Patrick asks: Rich Hill. Second lefty and possibly the long man out of the pen?

Yes as a second lefty but no as a long man. Hill remade himself as a sidearmer this past season in hopes of becoming an effectively left specialist, and he was pretty good for the Red Sox until he blew out his elbow and needed Tommy John surgery last summer. He was non-tendered and will be out until sometime midseason. He’s a minor league contract guy, obviously, but not the worst candidate for a roll of the dice.

Arad asks:  If baseball were to have an amnesty clause where each team could get rid of one player without paying the contract, like basketball has, who would you do it to? I can’t see myself getting rid of Arod. I guess Burnett would be my choice.

Easily Alex Rodriguez, it’s not even a question in my mind. The final two years of A.J. Burnett‘s contract will be a walk in the park compared to the final six of A-Rod‘s deal. Alex is one of my all-time favorite players, but good gravy is that contract ugly. Amnesty the hell out of thing and never look back.

Arms. (Mike Ehrmann/Getty Images)

Daniel asks: If the Marlins have a hypothetical fire sale at this time next year, and gave each team the opportunity to make ONE offer for Mike Stanton, what would you offer?

Man, I’d offer pretty much everything. Jesus Montero, Brett Gardner, and Ivan Nova? Maybe substitute in Manny Banuelos for Nova, but the point is I’d offer a lot. The kid’s a star, a homer mashing star. Dude just turned 22 years old, and he’s got 56 homers and a .264 ISO in 250 games while playing half his games in a huge park in Florida. We can only dream that Montero turns into that guy that quickly.
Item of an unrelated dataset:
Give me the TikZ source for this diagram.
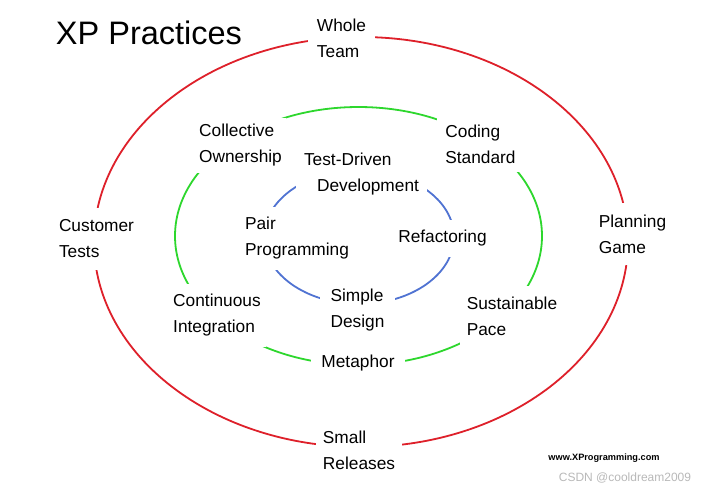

Travis asks: Is there any chance Jorge Vazquez gets a shot at being a righty off the bench for the Yankees or is he stuck in AAA until they trade him?
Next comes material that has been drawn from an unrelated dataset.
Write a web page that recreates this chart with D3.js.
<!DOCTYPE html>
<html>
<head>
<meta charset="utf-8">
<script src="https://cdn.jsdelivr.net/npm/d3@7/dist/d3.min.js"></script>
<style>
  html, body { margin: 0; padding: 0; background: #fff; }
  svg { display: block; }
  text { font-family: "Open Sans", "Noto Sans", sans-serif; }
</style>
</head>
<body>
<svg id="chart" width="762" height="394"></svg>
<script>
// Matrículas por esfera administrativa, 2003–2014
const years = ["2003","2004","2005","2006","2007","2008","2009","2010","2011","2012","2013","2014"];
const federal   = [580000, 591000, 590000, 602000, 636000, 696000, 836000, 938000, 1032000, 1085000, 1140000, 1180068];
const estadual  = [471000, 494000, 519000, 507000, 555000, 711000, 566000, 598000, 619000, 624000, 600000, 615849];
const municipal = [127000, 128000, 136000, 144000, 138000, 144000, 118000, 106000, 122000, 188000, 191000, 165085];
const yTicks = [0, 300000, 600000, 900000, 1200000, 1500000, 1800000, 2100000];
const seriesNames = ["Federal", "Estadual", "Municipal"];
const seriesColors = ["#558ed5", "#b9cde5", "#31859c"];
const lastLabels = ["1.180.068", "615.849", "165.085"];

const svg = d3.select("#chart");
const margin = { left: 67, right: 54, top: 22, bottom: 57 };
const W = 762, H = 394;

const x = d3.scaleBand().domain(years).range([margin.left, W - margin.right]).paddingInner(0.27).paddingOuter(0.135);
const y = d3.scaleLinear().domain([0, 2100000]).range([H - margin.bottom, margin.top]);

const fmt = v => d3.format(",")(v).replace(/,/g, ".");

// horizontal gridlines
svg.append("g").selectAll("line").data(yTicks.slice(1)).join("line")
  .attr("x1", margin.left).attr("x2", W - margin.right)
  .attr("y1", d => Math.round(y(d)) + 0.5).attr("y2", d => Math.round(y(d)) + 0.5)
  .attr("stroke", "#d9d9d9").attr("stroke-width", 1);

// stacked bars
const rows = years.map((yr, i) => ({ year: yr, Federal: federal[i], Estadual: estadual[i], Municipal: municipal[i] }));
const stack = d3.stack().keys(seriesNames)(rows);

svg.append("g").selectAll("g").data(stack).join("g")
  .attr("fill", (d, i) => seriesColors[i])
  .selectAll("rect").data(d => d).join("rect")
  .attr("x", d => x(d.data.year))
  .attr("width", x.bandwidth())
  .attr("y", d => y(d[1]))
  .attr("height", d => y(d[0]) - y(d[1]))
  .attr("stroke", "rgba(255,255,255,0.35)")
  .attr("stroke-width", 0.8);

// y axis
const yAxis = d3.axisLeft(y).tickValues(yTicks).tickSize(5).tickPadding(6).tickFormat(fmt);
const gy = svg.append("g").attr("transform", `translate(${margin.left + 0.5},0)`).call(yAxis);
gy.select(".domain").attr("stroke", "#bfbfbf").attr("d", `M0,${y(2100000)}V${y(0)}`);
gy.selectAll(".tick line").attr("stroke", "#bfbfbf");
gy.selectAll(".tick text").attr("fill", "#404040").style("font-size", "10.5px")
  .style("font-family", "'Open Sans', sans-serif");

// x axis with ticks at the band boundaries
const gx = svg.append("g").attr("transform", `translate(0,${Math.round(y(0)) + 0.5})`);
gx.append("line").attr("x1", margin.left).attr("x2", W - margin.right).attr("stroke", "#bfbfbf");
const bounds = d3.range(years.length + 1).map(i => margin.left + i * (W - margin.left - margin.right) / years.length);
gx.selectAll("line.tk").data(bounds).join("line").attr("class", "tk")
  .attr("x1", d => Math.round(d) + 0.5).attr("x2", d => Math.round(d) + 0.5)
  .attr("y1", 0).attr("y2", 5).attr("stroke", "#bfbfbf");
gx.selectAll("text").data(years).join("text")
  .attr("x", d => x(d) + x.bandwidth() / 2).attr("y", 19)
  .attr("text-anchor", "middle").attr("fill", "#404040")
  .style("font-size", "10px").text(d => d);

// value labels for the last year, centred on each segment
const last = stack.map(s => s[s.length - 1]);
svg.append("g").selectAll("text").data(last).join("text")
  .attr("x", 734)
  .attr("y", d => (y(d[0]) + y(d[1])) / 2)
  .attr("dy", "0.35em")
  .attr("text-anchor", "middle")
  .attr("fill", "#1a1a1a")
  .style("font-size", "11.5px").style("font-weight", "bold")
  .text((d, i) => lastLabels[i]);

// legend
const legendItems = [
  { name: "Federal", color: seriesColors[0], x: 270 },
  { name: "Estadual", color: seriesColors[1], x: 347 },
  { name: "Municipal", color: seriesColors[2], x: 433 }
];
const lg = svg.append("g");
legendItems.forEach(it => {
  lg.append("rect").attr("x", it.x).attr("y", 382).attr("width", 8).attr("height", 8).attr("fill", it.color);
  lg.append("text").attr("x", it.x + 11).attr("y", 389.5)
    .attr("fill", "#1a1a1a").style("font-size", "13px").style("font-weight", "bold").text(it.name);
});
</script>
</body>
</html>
There was an unconfirmed rumor floating around a few days ago that JoVa was headed to Japan, which would be a good move for him. He’d definitely make more money there than he would sitting in Triple-A. And no, he won’t get a chance to be a bench player for the Yankees. The guy has big power but also big holes in his swing, hence the 220 strikeouts in 700 plate appearances between the regular season and winter ball this year. He also doesn’t offer much on defense. Don’t worry, someone else just like him will be along in a year or two.

Chip asks: In light of the Matt Moore contract, would you offer the same contract to Banuelos if he put up something like 9 K/9, 2.8 BB/9, 0.6 HR/9 in AAA and forces himself into the major league rotation? Maybe even Montero would take something like that.

I’d offer it to Montero before I offered it to Banuelos (position players are safer than pitchers, yadda yadda yadda), but the Yankees have no reason to rush into a long-term deal with either player. Tampa has to do it because they won’t be able to afford these guys in three or four years, but the Yankees don’t have that problem. They can be patient, see how these guys develop, then make an offer if one is warranted. Just imagine if they’d signed Phil Hughes long-term in 2007, or Nick Johnson in 2003. It’s very risky business when you’re talking about guy with less than two years of service time, just look back at how many Rookie of the Year Award winners were total duds a few seasons later.